# Helicopters and OTA? WTF?



## Sir_winealot (Nov 18, 2000)

The wife was watching Ellen the other day and called for me to come look at the picture. It was dropping out pretty badly every minute or two.

At the same time, there was a helicopter going back and forth behind my house. I checked the signal strength, and each time the chopper went by, the signal strength dropped from 90 down to near zero.

This went on for nearly 5 minutes.

Once the helicopter left the area, the problem stopped and our signal went back to a solid 90. 

How is it possible for this to happen?


----------



## bpdp379 (Feb 25, 2004)

When I lived in Seattle, our local ABC channel used to get three equally spaced signal drops of about five seconds each beginning at about 8:10 PM every Wed night. After months of troubleshooting by the station it was found to be a Navy aircraft doing electronic signal jamming. They changed their freqs for training and the problem went away.

Do you know the kind of helo? Military or civilian?


----------



## JimSpence (Sep 19, 2001)

Sir_winealot said:


> The wife was watching Ellen the other day and called for me to come look at the picture. It was dropping out pretty badly every minute or two.
> 
> At the same time, there was a helicopter going back and forth behind my house. I checked the signal strength, and each time the chopper went by, the signal strength dropped from 90 down to near zero.
> 
> ...


One word - Multipath. Causes ATSC tuners to lose signal loss.


----------



## Sir_winealot (Nov 18, 2000)

bpdp379 said:


> Do you know the kind of helo? Military or civilian?


It was definitely civilian.



JimSpence said:


> One word - Multipath. Causes ATSC tuners to lose signal loss.


Jim, so you don't think it had anything at all to do with the helicopter, or are you saying that the signal was somehow being bounced while the thing flew between our house and the signal source?

The only other time this happens, is when we gets storms and high winds....it's the equivalent of OTA rainfade.

Since there are so many trees here, I figure that the winds are blowing tree branches around that are messing with the signal ....causing multipath. But I didn't think that rain/clouds would affect the OTA signal like it does a satellite signal?


----------



## phox_mulder (Feb 23, 2006)

Sir_winealot said:


> Jim, so you don't think it had anything at all to do with the helicopter, or are you saying that the signal was somehow being bounced while the thing flew between our house and the signal source?

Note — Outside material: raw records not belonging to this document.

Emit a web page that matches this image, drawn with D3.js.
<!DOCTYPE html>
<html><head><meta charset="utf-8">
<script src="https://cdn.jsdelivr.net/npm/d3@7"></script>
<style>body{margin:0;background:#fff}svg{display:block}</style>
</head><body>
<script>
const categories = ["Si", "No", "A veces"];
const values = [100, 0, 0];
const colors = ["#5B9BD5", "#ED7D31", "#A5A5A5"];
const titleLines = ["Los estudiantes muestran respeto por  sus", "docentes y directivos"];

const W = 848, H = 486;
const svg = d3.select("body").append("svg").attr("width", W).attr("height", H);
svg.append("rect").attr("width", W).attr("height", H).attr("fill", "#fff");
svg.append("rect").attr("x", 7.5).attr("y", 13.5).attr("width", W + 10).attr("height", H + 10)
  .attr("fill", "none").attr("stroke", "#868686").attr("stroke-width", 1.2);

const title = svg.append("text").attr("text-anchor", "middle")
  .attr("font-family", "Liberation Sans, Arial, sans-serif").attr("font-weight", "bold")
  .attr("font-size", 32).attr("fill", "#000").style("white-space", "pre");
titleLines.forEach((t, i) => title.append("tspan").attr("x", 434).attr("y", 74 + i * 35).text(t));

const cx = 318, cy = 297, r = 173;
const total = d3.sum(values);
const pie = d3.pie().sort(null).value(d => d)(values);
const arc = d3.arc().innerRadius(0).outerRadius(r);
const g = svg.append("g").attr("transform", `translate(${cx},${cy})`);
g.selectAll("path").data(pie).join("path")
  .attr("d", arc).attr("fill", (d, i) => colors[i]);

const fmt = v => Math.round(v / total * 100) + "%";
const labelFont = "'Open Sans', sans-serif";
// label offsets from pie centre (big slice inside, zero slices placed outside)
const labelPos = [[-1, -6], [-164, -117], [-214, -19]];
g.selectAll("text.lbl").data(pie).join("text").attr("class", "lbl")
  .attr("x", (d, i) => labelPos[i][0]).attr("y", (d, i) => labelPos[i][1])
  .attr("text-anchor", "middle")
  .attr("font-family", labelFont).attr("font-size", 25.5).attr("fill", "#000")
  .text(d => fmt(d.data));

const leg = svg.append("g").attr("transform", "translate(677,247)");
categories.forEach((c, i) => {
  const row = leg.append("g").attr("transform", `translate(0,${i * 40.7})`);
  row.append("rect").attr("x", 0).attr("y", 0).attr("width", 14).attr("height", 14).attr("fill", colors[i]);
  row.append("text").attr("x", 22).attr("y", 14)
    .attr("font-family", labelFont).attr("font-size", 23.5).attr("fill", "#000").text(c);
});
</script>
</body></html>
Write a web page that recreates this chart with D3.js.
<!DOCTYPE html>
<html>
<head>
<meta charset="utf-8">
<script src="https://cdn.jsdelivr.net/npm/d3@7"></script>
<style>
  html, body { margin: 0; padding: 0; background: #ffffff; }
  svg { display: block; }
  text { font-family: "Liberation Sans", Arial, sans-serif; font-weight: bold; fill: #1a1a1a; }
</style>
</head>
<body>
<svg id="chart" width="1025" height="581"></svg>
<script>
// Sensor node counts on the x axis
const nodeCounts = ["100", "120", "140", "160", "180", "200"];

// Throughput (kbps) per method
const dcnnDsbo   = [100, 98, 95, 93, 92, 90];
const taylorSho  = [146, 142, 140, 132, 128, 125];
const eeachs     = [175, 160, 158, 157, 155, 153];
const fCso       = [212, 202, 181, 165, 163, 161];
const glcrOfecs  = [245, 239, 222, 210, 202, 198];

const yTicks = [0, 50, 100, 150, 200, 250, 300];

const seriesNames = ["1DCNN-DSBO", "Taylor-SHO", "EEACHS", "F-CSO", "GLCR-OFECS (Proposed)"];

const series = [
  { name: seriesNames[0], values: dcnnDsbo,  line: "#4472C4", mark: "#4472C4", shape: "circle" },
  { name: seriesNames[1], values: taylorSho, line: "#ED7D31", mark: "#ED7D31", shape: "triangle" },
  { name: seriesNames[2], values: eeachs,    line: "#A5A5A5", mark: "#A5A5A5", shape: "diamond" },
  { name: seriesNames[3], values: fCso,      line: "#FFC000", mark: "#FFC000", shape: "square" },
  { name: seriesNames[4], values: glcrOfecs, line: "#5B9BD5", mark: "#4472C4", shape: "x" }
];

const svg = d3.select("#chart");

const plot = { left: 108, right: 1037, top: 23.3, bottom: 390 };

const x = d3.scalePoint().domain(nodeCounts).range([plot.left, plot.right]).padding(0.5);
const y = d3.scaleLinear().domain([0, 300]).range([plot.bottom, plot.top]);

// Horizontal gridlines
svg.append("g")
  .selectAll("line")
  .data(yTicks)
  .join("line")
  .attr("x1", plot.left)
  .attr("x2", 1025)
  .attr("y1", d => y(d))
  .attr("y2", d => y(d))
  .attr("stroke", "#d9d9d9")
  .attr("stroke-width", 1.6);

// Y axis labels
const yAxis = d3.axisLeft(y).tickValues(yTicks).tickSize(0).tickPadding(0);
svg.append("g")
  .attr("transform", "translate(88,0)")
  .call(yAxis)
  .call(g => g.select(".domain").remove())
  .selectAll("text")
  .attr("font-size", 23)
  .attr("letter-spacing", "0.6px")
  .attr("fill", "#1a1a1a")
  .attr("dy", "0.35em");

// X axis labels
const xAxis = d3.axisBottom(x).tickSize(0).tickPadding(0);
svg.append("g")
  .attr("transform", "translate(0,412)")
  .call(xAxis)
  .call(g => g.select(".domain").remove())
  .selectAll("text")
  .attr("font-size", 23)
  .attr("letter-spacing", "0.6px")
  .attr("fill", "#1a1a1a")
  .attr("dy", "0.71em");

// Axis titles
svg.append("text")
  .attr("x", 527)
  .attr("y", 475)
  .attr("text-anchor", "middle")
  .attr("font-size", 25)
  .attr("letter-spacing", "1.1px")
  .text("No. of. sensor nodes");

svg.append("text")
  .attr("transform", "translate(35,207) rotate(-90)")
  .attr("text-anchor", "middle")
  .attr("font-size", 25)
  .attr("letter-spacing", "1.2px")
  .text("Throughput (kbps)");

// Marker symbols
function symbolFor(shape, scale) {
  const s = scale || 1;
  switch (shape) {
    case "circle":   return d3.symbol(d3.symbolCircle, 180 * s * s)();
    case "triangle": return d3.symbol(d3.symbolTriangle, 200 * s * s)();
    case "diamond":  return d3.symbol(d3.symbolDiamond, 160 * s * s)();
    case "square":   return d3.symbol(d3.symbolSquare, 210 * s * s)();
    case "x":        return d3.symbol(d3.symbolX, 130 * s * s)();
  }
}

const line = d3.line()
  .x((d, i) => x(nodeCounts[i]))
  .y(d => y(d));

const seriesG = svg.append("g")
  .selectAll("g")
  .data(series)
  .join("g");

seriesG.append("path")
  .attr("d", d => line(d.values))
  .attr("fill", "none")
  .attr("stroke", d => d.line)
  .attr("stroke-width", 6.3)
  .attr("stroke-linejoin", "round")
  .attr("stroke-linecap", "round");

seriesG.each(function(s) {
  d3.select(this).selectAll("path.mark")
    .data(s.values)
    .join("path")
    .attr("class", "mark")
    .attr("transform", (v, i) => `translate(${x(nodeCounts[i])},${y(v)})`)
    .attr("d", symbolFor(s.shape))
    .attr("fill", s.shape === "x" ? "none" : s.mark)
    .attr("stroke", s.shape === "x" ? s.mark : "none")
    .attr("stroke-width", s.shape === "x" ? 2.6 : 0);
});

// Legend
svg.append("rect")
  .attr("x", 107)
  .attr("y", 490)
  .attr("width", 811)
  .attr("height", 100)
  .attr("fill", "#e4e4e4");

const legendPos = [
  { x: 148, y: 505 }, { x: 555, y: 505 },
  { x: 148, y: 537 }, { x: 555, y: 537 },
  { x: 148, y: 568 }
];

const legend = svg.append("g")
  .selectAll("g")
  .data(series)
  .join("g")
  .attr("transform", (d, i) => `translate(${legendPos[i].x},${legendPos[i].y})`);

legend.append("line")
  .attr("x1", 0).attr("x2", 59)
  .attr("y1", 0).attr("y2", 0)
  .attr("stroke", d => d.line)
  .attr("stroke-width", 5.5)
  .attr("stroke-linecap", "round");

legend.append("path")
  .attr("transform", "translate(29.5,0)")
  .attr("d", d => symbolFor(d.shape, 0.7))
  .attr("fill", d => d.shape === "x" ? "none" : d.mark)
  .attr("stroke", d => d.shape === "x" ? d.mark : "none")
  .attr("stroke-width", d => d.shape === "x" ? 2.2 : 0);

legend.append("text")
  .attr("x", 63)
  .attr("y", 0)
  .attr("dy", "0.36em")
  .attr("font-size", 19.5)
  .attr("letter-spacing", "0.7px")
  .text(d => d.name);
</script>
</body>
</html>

Big chunk of metal between you and the "line of sight" transmitters.
Yes, bounced the signal around enough that your tuner lost lock.

phox


----------



## Markman07 (Jul 18, 2001)

Are you by Area 51? /jk


----------



## Lije Baley (May 12, 2004)

Back in the sixties (when I was a teenager) we lived about 40 miles from SF and on the east side of the hills in Contra Costa County. We got our five stations from SF and three or four from Sacramento with an antenna mounted on a forty-foot high mast. Our area must have been on the flight path of one of the Bay Area airports. Many planes would pass over several thousand feet above the house. Every time one did, the television signal would deteriorate. Obviously, the planes were not blocking the signal at their altitudes, but they were reflecting a second signal to our antenna. Your helicopter was creating the same multipath problem, but HD tuners have even greater difficulty with those signals.


----------



## Billy66 (Dec 15, 2003)

Yep, I'm in a flight path and when a plane comes over the signal will often break like that.


----------



## bonscott87 (Oct 3, 2000)

Yep, it happens. I live about 2 miles north of an airport and landing planes will go right over my house when the use the north runway. OTA signal will dropout and freeze for a couple seconds when that plane goes over. Luckily it's a smaller regional airport so it doesn't happen often.


----------



## ipfreely (Sep 16, 2005)

UNIComm is nasty.


----------



## JimSpence (Sep 19, 2001)

IOW, the helicopter's blades caused multipath.


----------



## smarsh66 (Apr 17, 2004)

JimSpence said:


> One word - Multipath. Causes ATSC tuners to lose signal loss.


100% agree..... i've had the same happen when a small airplane flys overhead.... just check you signal meter when you experience this and you will find it bouncing all over the place.... multipath!


----------



## TyroneShoes (Sep 6, 2004)

It may also be the transponders on the aircraft which can pulse RF that can interfere with reception, although this is more likely to affect sat reception than OTA (frequencies are closer). Most commercial antennae farms have to install filters for this very purpose.

I once had a similar situation as a cable headend tech in Galveston, TX. One day a Navy ship docked (fairly unusual) and its radar glitched every channel on our system for hours, interfering with sat reception directly. Not our best day.


----------



## TonyD79 (Jan 4, 2002)

How low was the chopper? Could it have been blowing trees around? Since you get multipath when the wind is high.

This has been an issue with OTA even back in the analog days (like that was so long ago). Planes going overhead causing ghosting and shifting and audio buzz. The signal is still on analog carrier even though the data is digital. The interference just manifests itself differently.


----------



## jap3 (Jul 14, 2003)

smarsh66 said:


> 100% agree..... i've had the same happen when a small airplane flys overhead.... just check you signal meter when you experience this and you will find it bouncing all over the place.... multipath!


Corbin Dallas, Multipass!


----------



## Sir_winealot (Nov 18, 2000)

TonyD79 said:


> How low was the chopper? Could it have been blowing trees around? Since you get multipath when the wind is high.
> 
> This has been an issue with OTA even back in the analog days (like that was so long ago). Planes going overhead causing ghosting and shifting and audio buzz. The signal is still on analog carrier even though the data is digital. The interference just manifests itself differently.


Nope, it wasn't low enough to have blown the trees. I just found it amazing that the thing could actually interfere with the signal each time it made its' pass. When I told my wife "it's the helicopter," she was like..."yeah....right." LOL


----------